___ Input data ___
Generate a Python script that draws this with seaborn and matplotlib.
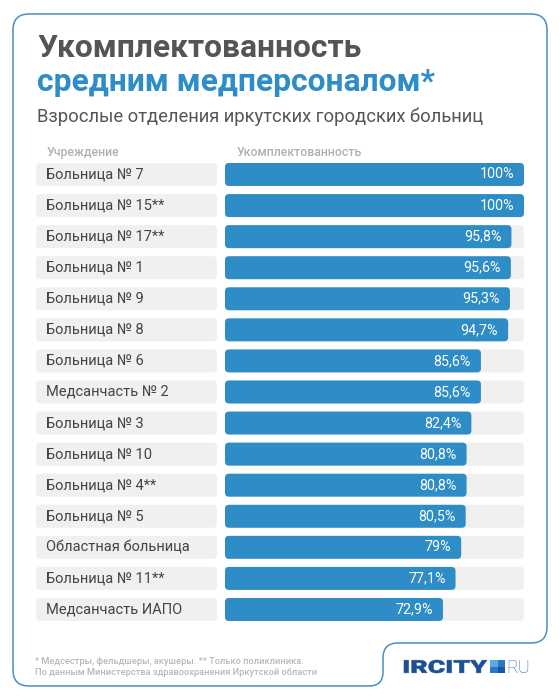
import matplotlib
matplotlib.use("Agg")
import matplotlib.pyplot as plt
import seaborn as sns
import numpy as np
from matplotlib.patches import FancyBboxPatch, PathPatch, Rectangle
from matplotlib.path import Path
from matplotlib.textpath import TextPath
from matplotlib.font_manager import FontProperties
from matplotlib.transforms import Affine2D

# data
names = ["Больница № 7", "Больница № 15**", "Больница № 17**", "Больница № 1",
         "Больница № 9", "Больница № 8", "Больница № 6", "Медсанчасть № 2",
         "Больница № 3", "Больница № 10", "Больница № 4**", "Больница № 5",
         "Областная больница", "Больница № 11**", "Медсанчасть ИАПО"]
values = [100, 100, 95.8, 95.6, 95.3, 94.7, 85.6, 85.6, 82.4, 80.8, 80.8, 80.5, 79, 77.1, 72.9]
value_labels = ["100%", "100%", "95,8%", "95,6%", "95,3%", "94,7%", "85,6%", "85,6%",
                "82,4%", "80,8%", "80,8%", "80,5%", "79%", "77,1%", "72,9%"]
track = [100] * len(names)

title1 = "Укомплектованность"
title2 = "средним медперсоналом*"
subtitle = "Взрослые отделения иркутских городских больниц"
col_head1 = "Учреждение"
col_head2 = "Укомплектованность"
foot1 = "* Медсестры, фельдшеры, акушеры. ** Только поликлиника."
foot2 = "По данным Министерства здравоохранения Иркутской области"

BLUE = "#2e8dc6"
GRAY_TXT = "#555555"
BOX = "#f0f0f0"

sns.set_style("white")
plt.rcParams['font.family'] = ['Roboto', 'DejaVu Sans']

W, H = 560, 700
fig = plt.figure(figsize=(W / 100, H / 100), dpi=100)
fig.patch.set_facecolor("white")

# overlay axes in pixel coordinates
ax0 = fig.add_axes([0, 0, 1, 1])
ax0.set_xlim(0, W)
ax0.set_ylim(H, 0)
ax0.axis("off")

# frame with notch for the logo
L, T, R, B1, B, r = 13, 14, 547, 643, 686, 16
verts = [(L + r, T), (R - r, T), (R, T), (R, T + r), (R, B1 - r), (R, B1), (R - r, B1),
         (398, B1), (383, B1), (383, B1 + 15), (383, B - 14), (383, B), (369, B),
         (L + r, B), (L, B), (L, B - r), (L, T + r), (L, T), (L + r, T)]
codes = [Path.MOVETO, Path.LINETO, Path.CURVE3, Path.CURVE3, Path.LINETO, Path.CURVE3, Path.CURVE3,
         Path.LINETO, Path.CURVE3, Path.CURVE3, Path.LINETO, Path.CURVE3, Path.CURVE3,
         Path.LINETO, Path.CURVE3, Path.CURVE3, Path.LINETO, Path.CURVE3, Path.CURVE3]
ax0.add_patch(PathPatch(Path(verts, codes), fill=False, edgecolor="#4b8fc0", lw=1.1))

# titles
ax0.text(37, 57, title1, fontsize=22.9, fontweight="bold", color=GRAY_TXT, va="baseline")
ax0.text(37, 91, title2, fontsize=22.9, fontweight="bold", color=BLUE, va="baseline")
ax0.text(37, 122, subtitle, fontsize=13.2, color=GRAY_TXT, va="baseline")
ax0.text(47, 156, col_head1, fontsize=8.8, fontweight="medium", color="#b0b0b0", va="baseline")
ax0.text(237, 156, col_head2, fontsize=8.8, fontweight="medium", color="#b0b0b0", va="baseline")

# footer
ax0.text(35, 664, foot1, fontsize=6.7, fontweight="medium", color="#b8b8b8", va="baseline")
ax0.text(35, 675, foot2, fontsize=6.7, fontweight="medium", color="#b8b8b8", va="baseline")

# logo: stretched heavy wordmark
tp = TextPath((0, 0), "IRCITY", size=10, prop=FontProperties(family="Roboto", weight="black"))
ext = tp.get_extents()
sx = 83 / ext.width
sy = 13 / ext.height
logo = Affine2D().translate(-ext.x0, -ext.y0).scale(sx, -sy).translate(404, 673).transform_path(tp)
ax0.add_patch(PathPatch(logo, facecolor="#1e4f95", edgecolor="#1e4f95", lw=0.4))
ax0.add_patch(Rectangle((490, 660), 7.5, 6.5, color="#5aaae6", lw=0))
ax0.add_patch(Rectangle((497.5, 660), 7.5, 6.5, color="#2a78c8", lw=0))
ax0.add_patch(Rectangle((490, 666.5), 7.5, 6.5, color="#2a78c8", lw=0))
ax0.add_patch(Rectangle((497.5, 666.5), 7.5, 6.5, color="#1d55a5", lw=0))
ax0.text(506, 673, "RU", fontsize=13, fontweight="light", color="#2f6fb8", va="baseline")

# bar axes: 0..100 maps to x pixels 225..524
px_per_unit = (524 - 225) / 100
xmin = -(225 - 36) / px_per_unit
pitch = 31.07
top = 174.5 - pitch / 2
bottom = 174.5 + 14 * pitch + pitch / 2
ax = fig.add_axes([36 / W, 1 - bottom / H, (524 - 36) / W, (bottom - top) / H])
ax.patch.set_alpha(0)

sns.barplot(x=track, y=names, orient="h", color=BOX, width=0.74, ax=ax, saturation=1)
sns.barplot(x=values, y=names, orient="h", color=BLUE, width=0.74, ax=ax, saturation=1)
box_left = xmin
box_w = (217 - 36) / px_per_unit
ax.barh(np.arange(len(names)), box_w, left=box_left, height=0.74, color=BOX)

ax.set_xlim(xmin, 100)
ax.set_ylim(len(names) - 0.5, -0.5)
ax.axis("off")

# round the bars
aspect = px_per_unit / pitch
for p in list(ax.patches):
    x, y = p.get_x(), p.get_y()
    w, h = p.get_width(), p.get_height()
    fc = p.get_facecolor()
    z = 2 if fc[2] < 0.9 else 1
    p.remove()
    ax.add_patch(FancyBboxPatch((x, y), w, h, boxstyle="round,pad=0,rounding_size=%f" % (4 / px_per_unit),
                                mutation_aspect=aspect, facecolor=fc, edgecolor="none", zorder=z))

for i, (n, v, lab) in enumerate(zip(names, values, value_labels)):
    ax.text(box_left + 10 / px_per_unit, i, n, fontsize=10.5, color="#444444", va="center", zorder=3)
    ax.text(v - 10 / px_per_unit, i, lab, fontsize=10.3, color="white", va="center", ha="right", zorder=3)

fig.savefig("out.png", dpi=100)
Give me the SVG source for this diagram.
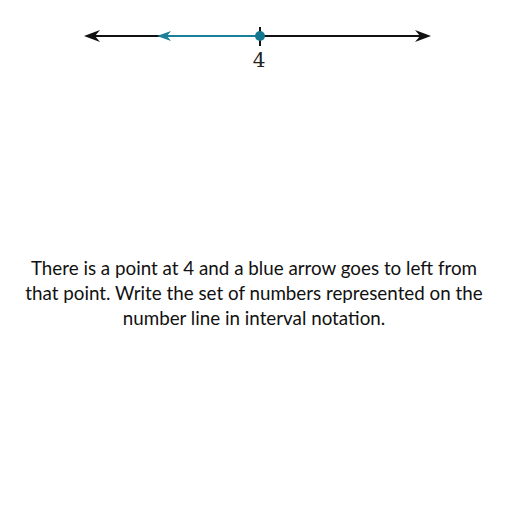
<svg xmlns="http://www.w3.org/2000/svg" width="512" height="512" viewBox="0 0 512 512">
<style>
.cap{font-family:Lato,"Noto Sans","Liberation Sans",sans-serif;font-size:18.8px;fill:#111;text-anchor:middle}
.num{font-family:"DejaVu Serif","Liberation Serif",serif;font-size:20px;fill:#222;text-anchor:middle}
</style>
<rect width="512" height="512" fill="#fff"/>
<g id="connectors">
<line x1="92" y1="36" x2="423" y2="36" stroke="#111" stroke-width="2"/>
<path d="M84,36 L100,30 L95,36 L100,42 Z" fill="#111"/>
<path d="M431,36 L415,30 L420,36 L415,42 Z" fill="#111"/>
<line x1="164" y1="36" x2="260" y2="36" stroke="#1a7f99" stroke-width="2.2"/>
<path d="M157,36 L171,31 L167,36 L171,41 Z" fill="#1a7f99"/>
<line x1="260" y1="27" x2="260" y2="46" stroke="#111" stroke-width="2"/>
</g>
<g id="point4">
<circle cx="260" cy="36" r="5" fill="#11788f"/>
<text class="num" x="259" y="67">4</text>
</g>
<g id="caption">
<text class="cap" x="254" y="275">There is a point at 4 and a blue arrow goes to left from</text>
<text class="cap" x="254" y="300">that point. Write the set of numbers represented on the</text>
<text class="cap" x="254" y="325">number line in interval notation.</text>
</g>
</svg>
___
→ **Your instructions**
Starting at the top of the listing above, please restate word for word each line up to and including the one that holds "from matplotlib.transforms import Affine2D", omitting every image.

→ **Complete response**
Generate a Python script that draws this with seaborn and matplotlib.
import matplotlib
matplotlib.use("Agg")
import matplotlib.pyplot as plt
import seaborn as sns
import numpy as np
from matplotlib.patches import FancyBboxPatch, PathPatch, Rectangle
from matplotlib.path import Path
from matplotlib.textpath import TextPath
from matplotlib.font_manager import FontProperties
from matplotlib.transforms import Affine2D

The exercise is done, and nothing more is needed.